This spring, we had many important questions that could only be answered over the course of 162 games. Could Carlos Silva develop into a serviceable starter? Would talent translate into performance in the Twins’ bullpen? Would the offense finally develop some consistently? The answers to those questions were determined (yes, yes, and no), as were the answers to dozens of others. However, one of the spring’s most intriguing issues was not fully illuminated: How would Minnesota favorite son and über-prospect Joe Mauer handle his role as the team’s everyday catcher?
Unfortunately, a definitive answer to that question never came. Below is a timeline of Mauer’s rookie season. As you can see, while there were some ups, they were far outweighed by the downs.
April 5: Went 2-for-3 with two walks and two runs scored in major league debut.
April 6: Injured left knee sliding while chasing a foul pop.
April 7: Placed on disabled list and underwent surgery to repair a left medial meniscus tear.
June 3: Returned to active roster.
June 6: Hit first major league home run, off Detroit's Esteban Yan.
June 11: Went 3-for-3 with a homer and two RBI to raise average to .346.
July 2: Elevated to No. 3 spot in Twins batting order.
July 7: Went 4-for-5 to push average to .340.
July 15: Struck out as pinch hitter in last regular-season appearance.
July 19: Placed on disabled list for second time.
Aug. 12: Passes two kidney stones and has a third removed.
Sept. 24: Exam ruled out additional surgery on knee, and rehab intensified.

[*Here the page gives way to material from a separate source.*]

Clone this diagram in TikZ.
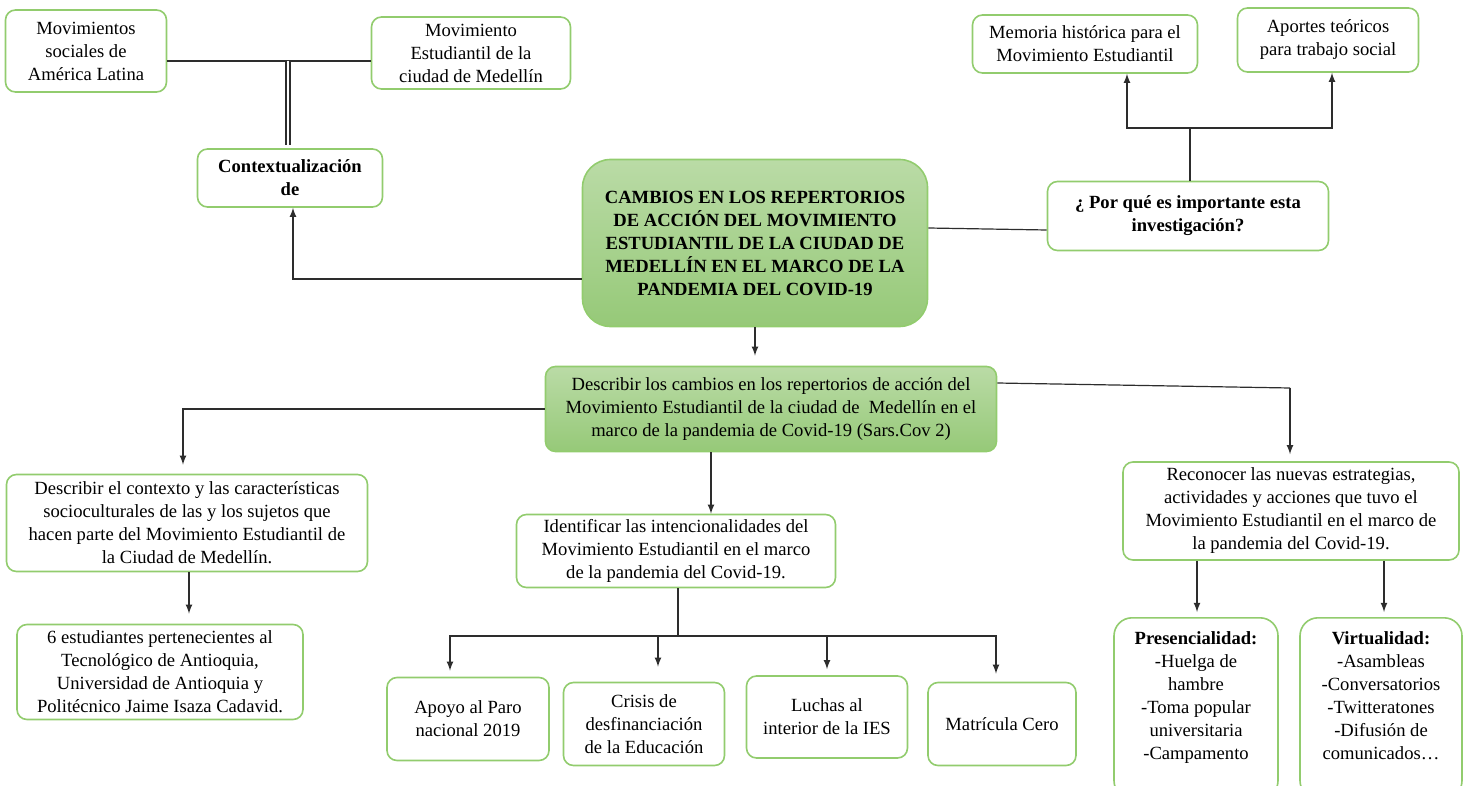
\documentclass[tikz,border=0pt]{standalone}
\usepackage{fontspec}
\setmainfont{Liberation Serif}
\usetikzlibrary{arrows}
\definecolor{boxgreen}{RGB}{146,204,110}
\definecolor{greentop}{RGB}{186,219,166}
\definecolor{greenbot}{RGB}{150,201,120}
\definecolor{linegray}{RGB}{45,45,45}
\tikzstyle{box} = [rectangle, rounded corners=5pt, draw=boxgreen, line width=0.8pt,
  fill=white, align=center, inner sep=0pt, font=\fontsize{9.3}{11.5}\selectfont]
\tikzstyle{greenbox} = [box, top color=greentop, bottom color=greenbot]
\tikzstyle{mainbox} = [greenbox, rounded corners=14pt]
\tikzstyle{tallbox} = [box, rounded corners=9pt, anchor=north, inner ysep=7pt, text depth=12.5pt]
\tikzstyle{link} = [draw=linegray, line width=0.6pt]
\tikzstyle{arrow} = [link, ->, >=latex]

\begin{document}
\begin{tikzpicture}[x=0.5pt, y=-0.5pt]
  \useasboundingbox (0,0) rectangle (1466,786);

  %% Central block
  \node (main) [mainbox, minimum width=172.5pt, minimum height=83.5pt] at (755,243)
    {\textbf{CAMBIOS EN LOS REPERTORIOS}\\ \textbf{DE ACCIÓN DEL MOVIMIENTO}\\
     \textbf{ESTUDIANTIL DE LA CIUDAD DE}\\ \textbf{MEDELLÍN EN EL MARCO DE LA}\\
     \textbf{PANDEMIA DEL COVID-19}};

  %% Context (left)
  \node (context) [box, minimum width=92.5pt, minimum height=29pt] at (290,178)
    {\textbf{Contextualización}\\ \textbf{de}};
  \node (movsoc) [box, minimum width=80.5pt, minimum height=41pt] at (86,51)
    {Movimientos\\ sociales de\\ América Latina};
  \node (movest) [box, minimum width=99.5pt, minimum height=36pt] at (471,53)
    {Movimiento\\ Estudiantil de la\\ ciudad de Medellín};

  %% Why (right)
  \node (porque) [box, minimum width=140.5pt, minimum height=34.5pt] at (1188,216)
    {\textbf{¿ Por qué es importante esta}\\ \textbf{investigación?}};
  \node (memoria) [box, minimum width=112.5pt, minimum height=29pt] at (1085,44)
    {Memoria histórica para el\\ Movimiento Estudiantil};
  \node (aportes) [box, minimum width=90.5pt, minimum height=32pt] at (1328,40)
    {Aportes teóricos\\ para trabajo social};

  %% General objective
  \node (describir) [greenbox, minimum width=225.5pt, minimum height=42.5pt] at (771,409)
    {Describir los cambios en los repertorios de acción del\\
     Movimiento Estudiantil de la ciudad de\ \ Medellín en el\\
     marco de la pandemia de Covid-19 (Sars.Cov 2)};

  %% Specific objectives
  \node (contexto) [box, minimum width=180.5pt, minimum height=48.5pt] at (187,523)
    {Describir el contexto y las características\\ socioculturales de las y los sujetos que\\
     hacen parte del Movimiento Estudiantil de\\ la Ciudad de Medellín.};
  \node (estudiantes) [box, minimum width=143pt, minimum height=47.5pt] at (160,672)
    {6 estudiantes pertenecientes al\\ Tecnológico de Antioquia,\\
     Universidad de Antioquia y\\ Politécnico Jaime Isaza Cadavid.};
  \node (identificar) [box, minimum width=159.5pt, minimum height=36.5pt] at (676,551)
    {Identificar las intencionalidades del\\ Movimiento Estudiantil en el marco\\
     de la pandemia del Covid-19.};
  \node (reconocer) [box, minimum width=168pt, minimum height=49pt] at (1291,511)
    {Reconocer las nuevas estrategias,\\ actividades y acciones que tuvo el\\
     Movimiento Estudiantil en el marco de\\ la pandemia del Covid-19.};

  %% Intentions
  \node (apoyo) [box, minimum width=81pt, minimum height=41.5pt] at (468,719)
    {Apoyo al Paro\\ nacional 2019};
  \node (crisis) [box, minimum width=80.5pt, minimum height=41.5pt] at (644,724)
    {Crisis de\\ desfinanciación\\ de la Educación};
  \node (luchas) [box, minimum width=80.5pt, minimum height=41pt] at (827,717)
    {Luchas al\\ interior de la IES};
  \node (matricula) [box, minimum width=74pt, minimum height=41.5pt] at (1002,724)
    {Matrícula Cero};

  %% Strategies
  \node (presencial) [tallbox, minimum width=82pt] at (1196,617)
    {\textbf{Presencialidad:}\\ -Huelga de\\ hambre\\ -Toma popular\\ universitaria\\ -Campamento};
  \node (virtual) [tallbox, minimum width=81pt] at (1381,617)
    {\textbf{Virtualidad:}\\ -Asambleas\\ -Conversatorios\\ -Twitteratones\\ -Difusión de\\ comunicados…};

  %% Connectors, context
  \coordinate (j1) at (288,61);
  \draw [link] ([yshift=-5pt]movsoc.east) -- ([yshift=-4pt]movest.west);
  \draw [link, double, double distance=1.4pt, shorten >=1.5pt] (j1) -- (context.north -| j1);
  \draw [arrow] ([yshift=-18pt]main.west) -| ([xshift=1.5pt]context.south);

  %% Connectors, why
  \coordinate (j2) at (1190,128);
  \draw [link] ([yshift=7.5pt]main.east) -- ([yshift=-7pt]porque.west);
  \draw [link] (porque.north -| j2) -- (j2);
  \draw [arrow] (j2) -| ([xshift=21pt]memoria.south);
  \draw [arrow] (j2) -| ([xshift=2pt]aportes.south);

  %% Connectors, objectives
  \draw [arrow, shorten >=5pt] (main.south) -- (main.south |- describir.north);
  \draw [arrow, shorten >=4.5pt] (describir.west) -| ([xshift=-2pt]contexto.north);
  \draw [arrow] ([xshift=-30pt]describir.south) -- ([xshift=17.5pt]identificar.north);
  \coordinate (j4) at (1290,388);
  \draw [link] ([yshift=13pt]describir.east) -- (j4);
  \draw [arrow, shorten >=3.5pt] (j4) -- (j4 |- reconocer.north);

  \draw [arrow, shorten >=5pt] ([xshift=1pt]contexto.south) -- ([xshift=1pt]contexto.south |- estudiantes.north);

  %% Connectors, intentions
  \coordinate (j5) at (678,636);
  \draw [link] ([xshift=1pt]identificar.south) -- (j5);
  \draw [arrow, shorten >=3pt] (j5) -| ([xshift=-9pt]apoyo.north);
  \draw [arrow, shorten >=7.5pt] (j5) -| ([xshift=7pt]crisis.north);
  \draw [arrow, shorten >=3pt] (j5) -| (luchas.north);
  \draw [arrow, shorten >=4pt] (j5) -| ([xshift=-3pt]matricula.north);

  %% Connectors, strategies
  \draw [arrow, shorten >=2.5pt] ([xshift=-47pt]reconocer.south) -- ([xshift=-47pt]reconocer.south |- presencial.north);
  \draw [arrow, shorten >=2.5pt] ([xshift=46.5pt]reconocer.south) -- ([xshift=46.5pt]reconocer.south |- virtual.north);

\end{tikzpicture}
\end{document}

Oct. 14: Experiences discomfort after light-to-moderate catching activities in Florida
Oct. 16: Given clean bill of health after scare, will play in Instructional League games this fall
Here are Mauer’s final totals for 2004:
The Verdict: The sample size was very small (about 1/5 of a season) but Joe was clearly one of the team’s best players when healthy this season. Very few people thought that he would hit for much power as a rookie, especially considering that he just four homers in 2003 at AA, but Mauer surprised us with six home runs and an outstanding .570 slugging percentage. He was also extremely good behind the plate, committing just two errors and throwing out 7 of 18 potential base stealers (39%). Longtime Orioles scout Deacon Jones summed it up perfectly earlier this season: “Everything you’ve heard about this kid is true.” For those 35 games, almost everyone’s expectations were exceeded. Mauer had been moved up to the #3 spot in the order and was actually producing (unlike Hunter, Koskie, and Mientkiewicz). He was even drawing some Rookie of the Year interest, despite the fact that he had missed the previous two months.

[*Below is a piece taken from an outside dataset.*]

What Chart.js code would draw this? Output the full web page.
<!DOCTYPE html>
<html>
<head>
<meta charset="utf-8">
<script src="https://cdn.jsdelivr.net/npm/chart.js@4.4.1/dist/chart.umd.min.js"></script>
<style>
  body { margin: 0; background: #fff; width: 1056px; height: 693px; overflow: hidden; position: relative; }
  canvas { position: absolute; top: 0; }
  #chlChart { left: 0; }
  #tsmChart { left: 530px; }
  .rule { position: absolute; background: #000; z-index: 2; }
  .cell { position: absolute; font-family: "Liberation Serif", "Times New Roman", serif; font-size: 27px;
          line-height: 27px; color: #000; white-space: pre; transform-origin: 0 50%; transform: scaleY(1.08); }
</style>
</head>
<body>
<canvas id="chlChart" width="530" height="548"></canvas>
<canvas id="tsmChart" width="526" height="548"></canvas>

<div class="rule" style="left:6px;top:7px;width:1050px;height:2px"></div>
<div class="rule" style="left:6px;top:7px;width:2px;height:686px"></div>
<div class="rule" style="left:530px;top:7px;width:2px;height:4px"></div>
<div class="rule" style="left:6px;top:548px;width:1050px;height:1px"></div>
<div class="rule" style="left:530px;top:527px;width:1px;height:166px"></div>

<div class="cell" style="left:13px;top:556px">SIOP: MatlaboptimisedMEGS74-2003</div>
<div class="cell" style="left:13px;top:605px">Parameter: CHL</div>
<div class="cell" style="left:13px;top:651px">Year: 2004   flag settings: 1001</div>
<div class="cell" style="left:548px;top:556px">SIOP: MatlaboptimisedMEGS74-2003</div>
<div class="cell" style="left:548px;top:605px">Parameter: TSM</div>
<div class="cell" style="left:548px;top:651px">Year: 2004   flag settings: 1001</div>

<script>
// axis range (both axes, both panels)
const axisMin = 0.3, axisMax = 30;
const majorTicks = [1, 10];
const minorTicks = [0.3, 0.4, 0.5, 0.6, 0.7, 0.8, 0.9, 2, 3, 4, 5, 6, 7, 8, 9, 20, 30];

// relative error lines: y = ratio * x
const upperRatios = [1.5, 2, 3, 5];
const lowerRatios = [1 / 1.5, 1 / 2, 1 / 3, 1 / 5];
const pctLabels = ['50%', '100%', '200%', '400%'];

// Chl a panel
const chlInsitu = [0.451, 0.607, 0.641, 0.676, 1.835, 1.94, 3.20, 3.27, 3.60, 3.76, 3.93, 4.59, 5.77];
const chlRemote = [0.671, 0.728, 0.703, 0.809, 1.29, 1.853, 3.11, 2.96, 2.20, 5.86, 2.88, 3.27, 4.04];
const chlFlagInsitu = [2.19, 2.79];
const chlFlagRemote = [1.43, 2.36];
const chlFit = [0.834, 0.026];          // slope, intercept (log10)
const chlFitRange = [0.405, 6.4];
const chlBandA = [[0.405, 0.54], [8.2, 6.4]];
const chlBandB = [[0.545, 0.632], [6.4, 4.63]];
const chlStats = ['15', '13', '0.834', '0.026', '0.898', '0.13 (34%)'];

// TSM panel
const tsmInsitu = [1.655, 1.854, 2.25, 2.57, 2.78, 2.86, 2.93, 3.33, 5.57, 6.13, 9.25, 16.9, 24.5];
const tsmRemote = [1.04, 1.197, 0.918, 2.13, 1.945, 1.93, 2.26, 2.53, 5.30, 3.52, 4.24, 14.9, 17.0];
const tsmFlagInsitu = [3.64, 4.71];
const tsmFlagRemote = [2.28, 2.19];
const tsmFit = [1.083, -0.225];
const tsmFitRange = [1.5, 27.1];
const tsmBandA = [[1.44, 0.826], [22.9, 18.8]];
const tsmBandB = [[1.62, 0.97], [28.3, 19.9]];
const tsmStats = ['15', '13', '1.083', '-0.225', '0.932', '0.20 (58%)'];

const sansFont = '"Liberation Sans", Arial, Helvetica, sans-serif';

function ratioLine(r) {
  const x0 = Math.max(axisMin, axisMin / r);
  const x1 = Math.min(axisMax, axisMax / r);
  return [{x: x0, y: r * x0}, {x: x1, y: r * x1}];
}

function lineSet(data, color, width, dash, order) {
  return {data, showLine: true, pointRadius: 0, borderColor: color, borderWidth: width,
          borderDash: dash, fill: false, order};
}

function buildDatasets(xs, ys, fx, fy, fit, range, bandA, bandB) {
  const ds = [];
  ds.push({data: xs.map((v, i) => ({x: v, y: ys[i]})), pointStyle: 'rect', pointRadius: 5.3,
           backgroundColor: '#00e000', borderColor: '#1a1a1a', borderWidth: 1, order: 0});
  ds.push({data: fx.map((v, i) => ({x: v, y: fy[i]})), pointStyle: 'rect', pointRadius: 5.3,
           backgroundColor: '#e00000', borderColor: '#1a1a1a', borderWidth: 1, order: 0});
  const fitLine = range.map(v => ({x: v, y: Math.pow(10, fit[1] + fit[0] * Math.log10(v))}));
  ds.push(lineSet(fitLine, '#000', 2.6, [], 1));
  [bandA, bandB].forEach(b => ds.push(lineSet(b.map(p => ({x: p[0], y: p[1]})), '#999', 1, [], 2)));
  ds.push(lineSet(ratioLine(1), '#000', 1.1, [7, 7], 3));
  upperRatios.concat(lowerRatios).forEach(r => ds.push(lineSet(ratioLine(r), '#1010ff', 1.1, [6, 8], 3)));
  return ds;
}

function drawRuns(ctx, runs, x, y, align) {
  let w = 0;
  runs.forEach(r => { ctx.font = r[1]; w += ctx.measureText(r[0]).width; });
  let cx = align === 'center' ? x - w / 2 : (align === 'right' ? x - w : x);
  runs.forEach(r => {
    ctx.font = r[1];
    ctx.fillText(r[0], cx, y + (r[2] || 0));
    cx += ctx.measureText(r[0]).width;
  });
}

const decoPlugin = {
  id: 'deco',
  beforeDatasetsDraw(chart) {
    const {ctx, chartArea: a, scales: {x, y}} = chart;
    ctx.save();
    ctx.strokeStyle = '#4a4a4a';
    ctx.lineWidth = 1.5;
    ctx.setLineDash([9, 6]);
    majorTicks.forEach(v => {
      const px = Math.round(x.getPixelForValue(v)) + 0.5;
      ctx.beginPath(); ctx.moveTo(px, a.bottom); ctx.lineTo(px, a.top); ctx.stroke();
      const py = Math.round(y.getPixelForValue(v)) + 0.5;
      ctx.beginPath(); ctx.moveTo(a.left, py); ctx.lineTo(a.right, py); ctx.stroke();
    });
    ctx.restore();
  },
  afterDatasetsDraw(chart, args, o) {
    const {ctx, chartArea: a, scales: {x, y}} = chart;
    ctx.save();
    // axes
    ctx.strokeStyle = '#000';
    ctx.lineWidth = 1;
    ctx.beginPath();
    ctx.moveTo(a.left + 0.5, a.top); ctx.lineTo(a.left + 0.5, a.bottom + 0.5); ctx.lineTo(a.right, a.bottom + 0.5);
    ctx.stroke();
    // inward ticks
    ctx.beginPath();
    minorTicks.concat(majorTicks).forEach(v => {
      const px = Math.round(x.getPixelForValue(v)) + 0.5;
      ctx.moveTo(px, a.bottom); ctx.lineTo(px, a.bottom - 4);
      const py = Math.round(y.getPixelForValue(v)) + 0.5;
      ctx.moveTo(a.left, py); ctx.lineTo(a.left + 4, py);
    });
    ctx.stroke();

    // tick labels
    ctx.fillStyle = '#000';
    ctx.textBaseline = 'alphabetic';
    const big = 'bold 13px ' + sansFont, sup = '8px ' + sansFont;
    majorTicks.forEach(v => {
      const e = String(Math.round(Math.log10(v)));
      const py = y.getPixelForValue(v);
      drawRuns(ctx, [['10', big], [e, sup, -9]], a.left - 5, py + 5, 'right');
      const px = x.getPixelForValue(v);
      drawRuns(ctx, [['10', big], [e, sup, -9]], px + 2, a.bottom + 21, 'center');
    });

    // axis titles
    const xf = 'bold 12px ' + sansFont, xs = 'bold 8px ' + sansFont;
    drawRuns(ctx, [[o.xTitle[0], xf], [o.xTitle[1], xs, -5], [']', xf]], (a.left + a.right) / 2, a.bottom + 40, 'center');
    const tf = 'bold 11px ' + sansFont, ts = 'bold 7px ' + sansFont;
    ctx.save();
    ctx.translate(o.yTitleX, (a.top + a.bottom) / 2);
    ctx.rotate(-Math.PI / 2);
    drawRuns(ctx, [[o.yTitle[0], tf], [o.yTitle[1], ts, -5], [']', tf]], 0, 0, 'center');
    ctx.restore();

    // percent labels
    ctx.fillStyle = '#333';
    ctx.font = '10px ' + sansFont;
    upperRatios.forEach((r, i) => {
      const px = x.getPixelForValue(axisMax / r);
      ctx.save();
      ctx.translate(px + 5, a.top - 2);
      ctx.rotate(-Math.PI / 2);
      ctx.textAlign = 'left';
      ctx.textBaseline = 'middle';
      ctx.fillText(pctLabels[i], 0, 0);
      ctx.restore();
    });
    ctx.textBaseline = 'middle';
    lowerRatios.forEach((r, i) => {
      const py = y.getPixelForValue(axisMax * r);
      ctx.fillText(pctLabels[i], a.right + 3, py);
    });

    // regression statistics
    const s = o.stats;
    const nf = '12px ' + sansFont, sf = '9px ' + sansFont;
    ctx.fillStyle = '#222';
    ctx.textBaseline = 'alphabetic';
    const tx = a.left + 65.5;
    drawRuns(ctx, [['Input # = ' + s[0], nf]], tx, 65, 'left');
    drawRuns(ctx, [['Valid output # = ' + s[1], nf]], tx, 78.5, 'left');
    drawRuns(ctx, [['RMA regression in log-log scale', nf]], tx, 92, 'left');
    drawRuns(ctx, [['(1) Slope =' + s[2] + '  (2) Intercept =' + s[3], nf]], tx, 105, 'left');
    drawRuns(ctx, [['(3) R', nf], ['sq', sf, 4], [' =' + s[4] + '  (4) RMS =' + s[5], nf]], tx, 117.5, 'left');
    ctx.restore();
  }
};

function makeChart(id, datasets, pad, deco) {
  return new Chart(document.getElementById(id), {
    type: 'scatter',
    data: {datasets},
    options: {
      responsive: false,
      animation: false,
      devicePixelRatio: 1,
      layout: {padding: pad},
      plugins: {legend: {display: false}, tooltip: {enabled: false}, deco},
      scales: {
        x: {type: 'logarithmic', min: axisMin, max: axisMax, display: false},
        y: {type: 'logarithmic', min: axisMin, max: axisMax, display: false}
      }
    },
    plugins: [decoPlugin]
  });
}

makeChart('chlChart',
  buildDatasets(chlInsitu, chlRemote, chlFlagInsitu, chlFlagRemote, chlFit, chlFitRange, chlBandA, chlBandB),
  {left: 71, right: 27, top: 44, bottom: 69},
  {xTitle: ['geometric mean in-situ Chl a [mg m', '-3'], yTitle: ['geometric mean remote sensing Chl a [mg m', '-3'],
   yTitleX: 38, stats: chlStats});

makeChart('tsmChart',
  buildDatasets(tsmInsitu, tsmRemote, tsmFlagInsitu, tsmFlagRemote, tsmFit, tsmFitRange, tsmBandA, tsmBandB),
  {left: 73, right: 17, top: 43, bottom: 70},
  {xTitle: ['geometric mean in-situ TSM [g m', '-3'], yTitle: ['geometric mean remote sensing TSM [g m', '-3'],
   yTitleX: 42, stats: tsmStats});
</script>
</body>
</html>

Unfortunately, it was all too good to be true. I guess it was too much to ask from the baseball gods that everything would go right this season, although we did catch our fair share of breaks overall. Mauer didn’t play after mid-July, and it was feared for a while that he might never catch again. While that doesn’t appear to be the case anymore, 2004 was pretty much a wash for Joe. We glimpsed his potential, but he simply wasn’t healthy enough for anyone to fully determine how he will perform at the major league level over the next few years.
The Future: We may not have a seasons-worth of information to go off, but that’s not going to stop me from speculating about 2005 and beyond! I firmly believe that Mauer will be the team’s Opening Day catcher once again next year. The fact that he was able to overcome this most recent hurdle is a very good sign for Joe, as he’s shown that every little setback is no longer a possibly career-threatening turn of events. Everything I’ve heard about the nature of this injury points to a full recovery. The knee can function normally without the meniscus for a very long period of time; it just takes a while for the body to get acclimated to life without it. Mauer is slowly getting used to this, and he seems to be making good progress.
I fully expect to see nearly a year’s-worth of June/July numbers from Joe in 2005: batting average around .300, perhaps 20-25 homers, and 85-90 RBIs with an OPS around .850. I had tempered expectations entering 2004 because I wasn’t sure how long it would take him to adjust to big league pitching, but the old axiom proved true: with the right swing, you can hit at any level. Joe’s got one of the sweetest swings around, and I can’t wait to see him put in a full season.
Major league pitchers, consider yourselves forewarned. You ain’t gonna be so lucky next year.
This was a scene we saw far too seldomly in 2004—Joe Mauer on the field.
If you're actually still reading this far down the page, you might be interested to know that I went 12-1 this week with my football picks over at Seth Speaks (outdistancing a talented field of 11 other "experts"). I am one of those unfortunate people who never wins anything, so please allow me a brief moment of celebration: Boo yah!
Thank you. We now return you to your regularly scheduled Twins discussion.